Im Gebiet des Verkehrsverbunds Rhein-Neckar (VRN) gilt das zum Beispiel auch für Job-, Semester- und Schüler-Tickets (Maxx-Ticket), die im Zeitraum Juni bis August dann deutschlandweit im Nahverkehr genutzt werden können.

Kann man Plätze reservieren?

Nein. Reservierungsmöglichkeiten gibt es in der Regel nur im Fernverkehr. Das 9-Euro-Ticket gilt aber im Nahverkehr.

Drohen überfüllte Busse und Bahnen?

Ein Nischenangebot ist der ÖPNV schon bisher nicht. Allein bei der bundeseigenen Bahn fuhren im vergangenen Jahr pro Tag mehr als drei Millionen Fahrgäste in knapp 22.000 Regionalzügen. Morgens und abends im Berufsverkehr herrscht in Ballungsräumen ziemliches Gedränge auf vielen Linien – an Sommerwochenenden sind Regionalbahnen ins Grüne generell gut gefüllt. Die Billigtickets fallen nun in die Ferienzeit, in der Schulkinder, Pendlerinnen und Pendler zeitweise nicht fahren. Manche könnten das Ticket aber für Ausflüge und Urlaubsreisen nutzen.

Wie groß wird der Andrang?

Genau weiß das niemand. Zu rechnen sei wohl mit ungefähr 30 Millionen Ticket-Nutzern pro Monat, erläuterte der Verband Deutscher Verkehrsunternehmen. Dies sei aber nur eine Schätzung.

Politik und Branche setzen darauf, dass die spektakuläre Aktion jetzt viele dazu bringt, sich überhaupt einmal richtig damit zu befassen, wann und wie Busse und Bahnen im Umkreis eigentlich fahren. Ungewiss ist auch, wie sich eine parallele Entlastung an Tankstellen auf die Umsteigelust unter Autofahrern auswirkt. Denn ebenfalls vom 1. Juni bis 31. August soll die Energiesteuer heruntergesetzt werden. Der Steuersatz für Benzin soll so um fast 30 Cent sinken, für Diesel um 14 Cent.

Fahren denn ab 1. Juni auch mehr oder längere Züge?

Die Branche will alles auf Schiene und Straße bringen, was rollt. Auf einen Schlag und für begrenzte drei Monate in großem Stil Extra-Fahrzeuge zu ordern und Fahrpersonal dazu, geht aber nicht.

Aktiviert werden sollen Reserven, „die aber nicht in einer nennenswerten Größenordnung“ vorhanden sind, erläuterte der Verband der Verkehrsunternehmen. Die Bahn macht nach Betriebsratsangaben wohl 40 bis 50 zusätzliche Doppelstockwagen betriebsbereit, viel mehr sei nicht drin. Mehr Aufwand dürfte zum Beispiel auch bei Reinigung und Service entstehen.

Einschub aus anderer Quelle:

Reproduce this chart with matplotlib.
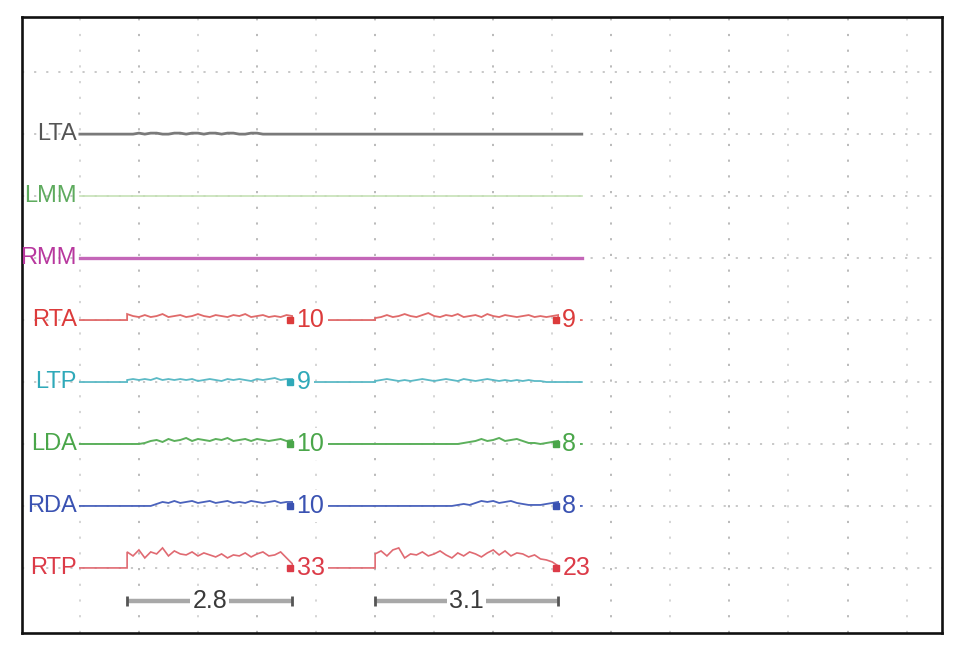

Warum ist das Ticket nicht gleich kostenlos?

Diesen Vorschlag hatte es aus den Ländern tatsächlich gegeben. Einfach auf Tickets zu verzichten – und damit auch auf Kontrollen – hätte den Aufwand deutlich gesenkt, lautete eine Argumentation. Ein Grund, dass nun ein kleiner Geldbetrag verlangt wird, ist aber auch der Blick über das Ende der Aktion hinaus. Bei zahlenden Kunden lässt sich die Nutzung besser analysieren.

Geplant sind Befragungen der Fahrgäste. Wer nutzt auf welchen Strecken Busse und Bahnen, wenn es deutlich günstiger ist? Das ist für die Verkehrsbetriebe und die Politik eine spannende Frage – auch wenn es künftig kaum bei 9 Euro pro Monat bleiben dürfte.